Monge was a 1943 graduate of Pekin Community High School. That same year, he enlisted in the U.S. Marine Corps, as a member of which he fought against Japanese forces in the Pacific Theater. He was discharged with the rank of Corporal on June 17, 1946. After the war, he and his brothers went into business together, founding Monge Bros. Construction. In 1955, he became president of Monge Realty and Investments Inc. in Pekin. While he was best known for his work developing new subdivisions in Pekin, Monge also came to feel a strong desire to record the wartime history of Tazewell County’s men who had been sent off to fight.
That’s why he compiled “WW2 Memories” and joined with Jack Shepler to write a companion volume, “The Book Eternal,” which is a roll of Tazewell County servicemen who died in World War II and other wars. Monge also served as co-chairman of the effort to place a veterans’ memorial on the Tazewell County Courthouse lawn. The memorial, listing all of Tazewell County’s sacred fallen, was dedicated on Veterans Day in 1995.
The many stories in Monge’s book often provide firsthand accounts of the harrowing ordeals that were endured by the young men sent into battle to put a stop to the racist and imperialist aggression of the Nazis and Fascists in Europe and North Africa and the Empire of Japan in the Pacific and Asia. In addition to his own memories, or those, for example, of his fellow Marine Chuck Dancey, or of the late John T. McNaughton and numerous other veterans who came back from the war, Monge frequently reprints or adapts newspaper reports of local boys killed or reported missing in action. The newspaper reports or obituaries, along with Monge’s larger historical narratives of the war, are informative but not graphic or sensationalized. However, due to the nature of modern warfare, and especially due to the monstrous ideologies that motivated the enemy, the personal narratives in Monge’s book at times make for some grim reading.

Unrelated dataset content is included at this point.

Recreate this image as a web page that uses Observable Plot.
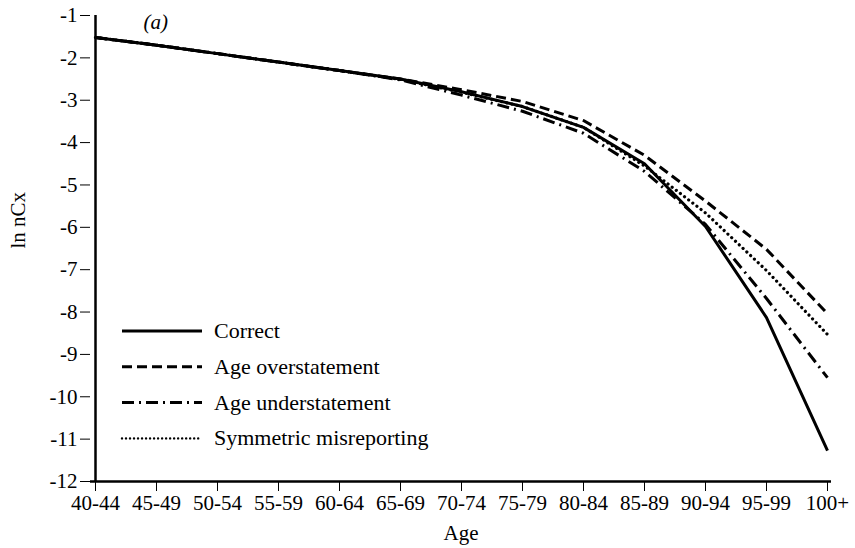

In his introductory remarks, Monge explained why he felt driven to devote several years of his life to write his book:
“What must man do to preserve the memory of men who made the ultimate sacrifice – at a time when it meant so much to the world? There comes a time when we must sacrifice our time and energies and make it our duty to do it. Out of W.W. II came a multitude of heroes – those who died on the battlefield and those who lived through its holocaust. . . .
“. . . I found that the families of Tazewell County gave more freely of their sons in all our wars than the country ever expected or required. The dark cobwebs in lost graveyards hide many young men and boys who gave their lives in a past war somewhere. I felt that, at all costs, we must prevent them from being lost in the oblivion of time.
“Probably it was said best by an early author of Tazewell County history: ‘To be forgotten has been the great dread of mankind from the remotest ages.’ All will be forgotten soon enough, in spite of their fame and glory and in spite of our efforts to preserve their memory.
“This is for the present generation to read and find out about their kind and what they stood for and what they died for. It is also for our generation too, to relive the past, in one of the most tumultuous periods in all history, and to remember our dead. Time and its greed cuts everyone down into oblivion. It eventually completes the destruction of the physical man and his cemetery stones, erected in his memory. Eventually they will crumble into dust and blow away – but the preservation of their accomplishments, deeds and their supreme sacrifice will be saved for future generations.”
The ranks of our surviving World War II veterans grows thinner every day – but when the last of them is gone, books such as Monge’s will enable future generations to remember their sacrifices.